By and large, these initiatives have been successful in reducing those three behaviors. Seat belt use, for example, now hovers around 90 percent. At first glance, it might seem that this means 100 percent seat belt use is within reach. But the unfortunate truth is that the marginal cost of this initiative balloons when pursuing the last 10 percent of holdouts.

(Source: Occupant Restraint Use in 2016 – NHTSA)

Of course, USDOT will continue to focus on these issues and find new ways to address them by supporting the development of emerging technologies like automated vehicles. But instead of blowing through NHTSA’s operational budget to clamber up to 100 percent seat belt use (which, for the record, is virtually impossible), the safety data initiative will identify the proximate factors that contribute to fatal collisions, which may be mitigated more easily and at a lower cost.

USDOT, like many federal agencies, has been collecting reams of data for decades – well before many of the data-driven startups in Silicon Valley today (and perhaps some of their founders) even existed. This includes information about everything from the condition of the nation’s highways to crashes involving pedestrians to a catalog of all highway-rail crossings.

The jewel in the crown is the Fatality Analysis Reporting System (FARS), a nationwide census of every traffic death in the United States that is published annually.
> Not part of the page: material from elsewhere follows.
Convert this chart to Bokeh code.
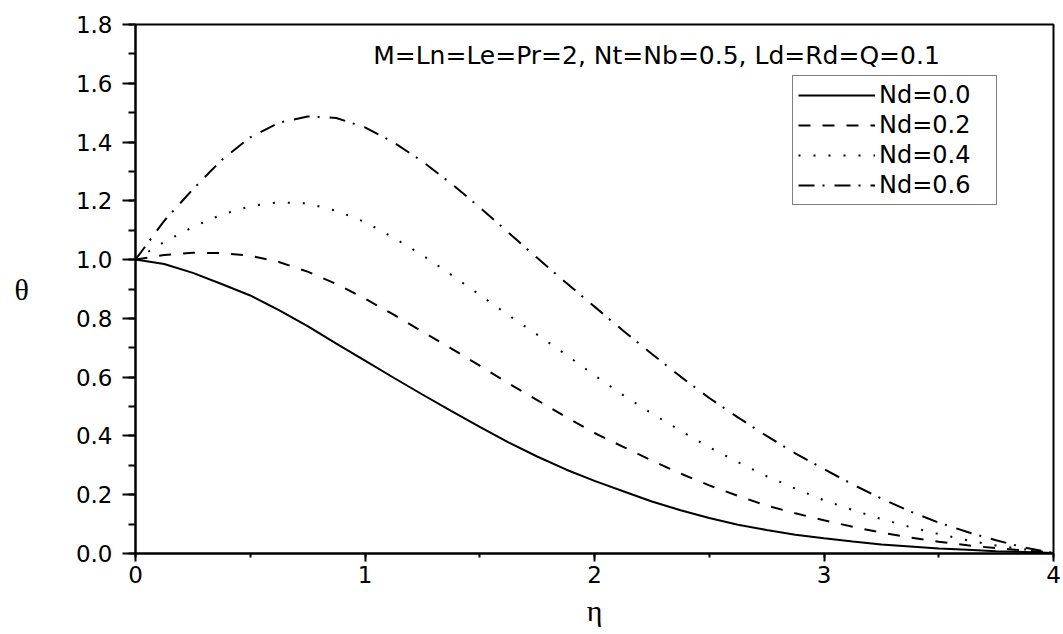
from bokeh.plotting import figure
from bokeh.models import Range1d, SingleIntervalTicker, PrintfTickFormatter, Legend, LegendItem, Label
from bokeh.embed import file_html
from bokeh.resources import INLINE

eta = [0.0, 0.125, 0.25, 0.375, 0.5, 0.625, 0.75, 0.875, 1.0, 1.125, 1.25, 1.375,
       1.5, 1.625, 1.75, 1.875, 2.0, 2.125, 2.25, 2.375, 2.5, 2.625, 2.75, 2.875,
       3.0, 3.125, 3.25, 3.375, 3.5, 3.625, 3.75, 3.875, 4.0]
nd00 = [1.0, 0.985, 0.955, 0.917, 0.878, 0.828, 0.774, 0.714, 0.656, 0.598, 0.541, 0.485,
        0.431, 0.378, 0.330, 0.286, 0.247, 0.212, 0.177, 0.147, 0.121, 0.098, 0.080, 0.064,
        0.052, 0.041, 0.031, 0.024, 0.017, 0.013, 0.008, 0.005, 0.002]
nd02 = [1.0, 1.016, 1.023, 1.022, 1.013, 0.992, 0.959, 0.917, 0.867, 0.813, 0.755, 0.698,
        0.639, 0.579, 0.522, 0.465, 0.410, 0.363, 0.316, 0.272, 0.232, 0.196, 0.163, 0.137,
        0.113, 0.091, 0.071, 0.054, 0.040, 0.028, 0.018, 0.010, 0.003]
nd04 = [1.0, 1.060, 1.111, 1.153, 1.182, 1.195, 1.191, 1.166, 1.128, 1.074, 1.015, 0.949,
        0.880, 0.811, 0.745, 0.677, 0.606, 0.539, 0.476, 0.418, 0.361, 0.311, 0.263, 0.221,
        0.181, 0.148, 0.117, 0.090, 0.066, 0.045, 0.027, 0.014, 0.002]
nd06 = [1.0, 1.132, 1.239, 1.339, 1.416, 1.466, 1.487, 1.482, 1.450, 1.399, 1.334, 1.259,
        1.178, 1.092, 1.006, 0.922, 0.840, 0.758, 0.679, 0.602, 0.529, 0.463, 0.400, 0.341,
        0.287, 0.235, 0.187, 0.143, 0.105, 0.073, 0.045, 0.020, 0.002]
labels = ["Nd=0.0", "Nd=0.2", "Nd=0.4", "Nd=0.6"]
note = "M=Ln=Le=Pr=2, Nt=Nb=0.5, Ld=Rd=Q=0.1"

FONT = "DejaVu Sans"
SERIF = "Liberation Serif"

p = figure(width=1063, height=634, output_backend="svg", toolbar_location=None,
           x_range=Range1d(0, 4), y_range=Range1d(0, 1.8),
           min_border_left=135, min_border_right=10, min_border_top=24, min_border_bottom=81)
p.grid.visible = False
p.outline_line_color = "black"
p.outline_line_width = 2
p.background_fill_color = "white"
p.border_fill_color = "white"

p.xaxis.ticker = SingleIntervalTicker(interval=1, num_minor_ticks=2)
p.yaxis.ticker = SingleIntervalTicker(interval=0.2, num_minor_ticks=2)
p.yaxis.formatter = PrintfTickFormatter(format="%.1f")

for ax in (p.xaxis[0], p.yaxis[0]):
    ax.axis_line_width = 2
    ax.axis_line_color = "black"
    ax.major_tick_line_width = 2
    ax.minor_tick_line_width = 2
    ax.major_tick_line_color = "black"
    ax.minor_tick_line_color = "black"
    ax.major_tick_in = 0
    ax.minor_tick_in = 0
    ax.major_label_text_font = FONT
    ax.major_label_text_font_size = "23px"
    ax.major_label_text_color = "black"
    ax.axis_label_text_font = SERIF
    ax.axis_label_text_font_style = "normal"
    ax.axis_label_text_font_size = "30px"
    ax.axis_label_text_color = "black"

p.xaxis.major_tick_out = 8
p.xaxis.minor_tick_out = 4
p.xaxis.major_label_standoff = 4
p.xaxis.axis_label = "η"
p.xaxis.axis_label_standoff = 8

p.yaxis.major_tick_out = 13
p.yaxis.minor_tick_out = 7
p.yaxis.major_label_standoff = 10
p.yaxis.axis_label = "θ"
p.yaxis.axis_label_standoff = 44
try:
    p.yaxis[0].axis_label_orientation = "horizontal"
except Exception:
    pass

styles = [None, "12 12", "2 13", "16 8 2 10"]
series = [nd00, nd02, nd04, nd06]
items = []
for lab, ys, dash in zip(labels, series, styles):
    kw = {} if dash is None else {"line_dash": dash}
    r = p.line(eta, ys, line_color="black", line_width=2, **kw)
    items.append(LegendItem(label=lab, renderers=[r]))

legend = Legend(items=items, location=(657, 348),
                border_line_color="black", border_line_width=1,
                background_fill_color="white", background_fill_alpha=1,
                label_text_font=FONT, label_text_font_size="24px", label_text_color="black",
                glyph_width=77, glyph_height=28, label_height=28, label_width=112,
                label_standoff=4, spacing=2, padding=5, margin=0)
p.add_layout(legend, "center")

p.add_layout(Label(x=2.27, y=1.745, text=note, text_align="center", text_baseline="top",
                   text_font=FONT, text_font_size="25px", text_color="black"))

open("out.html", "w").write(file_html(p, INLINE))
These reports, which are completed by first responders, include all of the immediate circumstances related to the incident. As shown in the example below, FARS reports are released in annual batches that include factors such as the approximate time of the crash, whether alcohol was involved, weather conditions, and even the latitude and longitude where it occurred.

(Source: National FARS Reports, 2016 – NHTSA FARS Database)

There is no shortage of details in the reports (quite the contrary). But FARS only tells the end of the story and not the events leading up to it, like the condition of the road or whether the sun may have been in the driver’s eyes.

For example: an analysis of the 2016 FARS report might show that, on a national scale, traffic deaths are more likely to happen at night. However, it does not explicitly reveal the other factors that may have contributed to these crashes – perhaps drivers could not see the traffic signals or pavement markings in the dark or, even worse, they weren’t there at all.

But if USDOT could analyze FARS data and examine proximate factors, it could then create a forum to work on preventing future fatal collisions with law enforcement, municipalities, and state agencies.

This kind of collaboration has already improved safety in commercial aviation, which had its safest year on record last year with zero deaths reported for passenger jet travel. Through the Aviation Safety Information Analysis and Sharing (ASIAS) System, airlines report information about incidents to the Federal Aviation Administration (FAA). Stakeholders are encouraged to submit reports about incidents, regardless of severity, in order to identify potential safety risks ahead of time. By proactively sharing this data, the FAA and airlines are empowered to identify potential problem areas and address them ahead of time – making aviation an even safer more in the process.

The fact that incorporating data collection and predictive analytics has already been successful in aviation illustrates just how much USDOT’s initiative could enhance the safety of other modes.

USDOT may not be able to buckle every American’s seatbelt, take car keys from every would-be drunk driver, or personally urge lead-footed drivers to slow down. But, with a little modernization, it just might be able to prevent the tremendous loss of more than 35,000 lives on American roadways every year.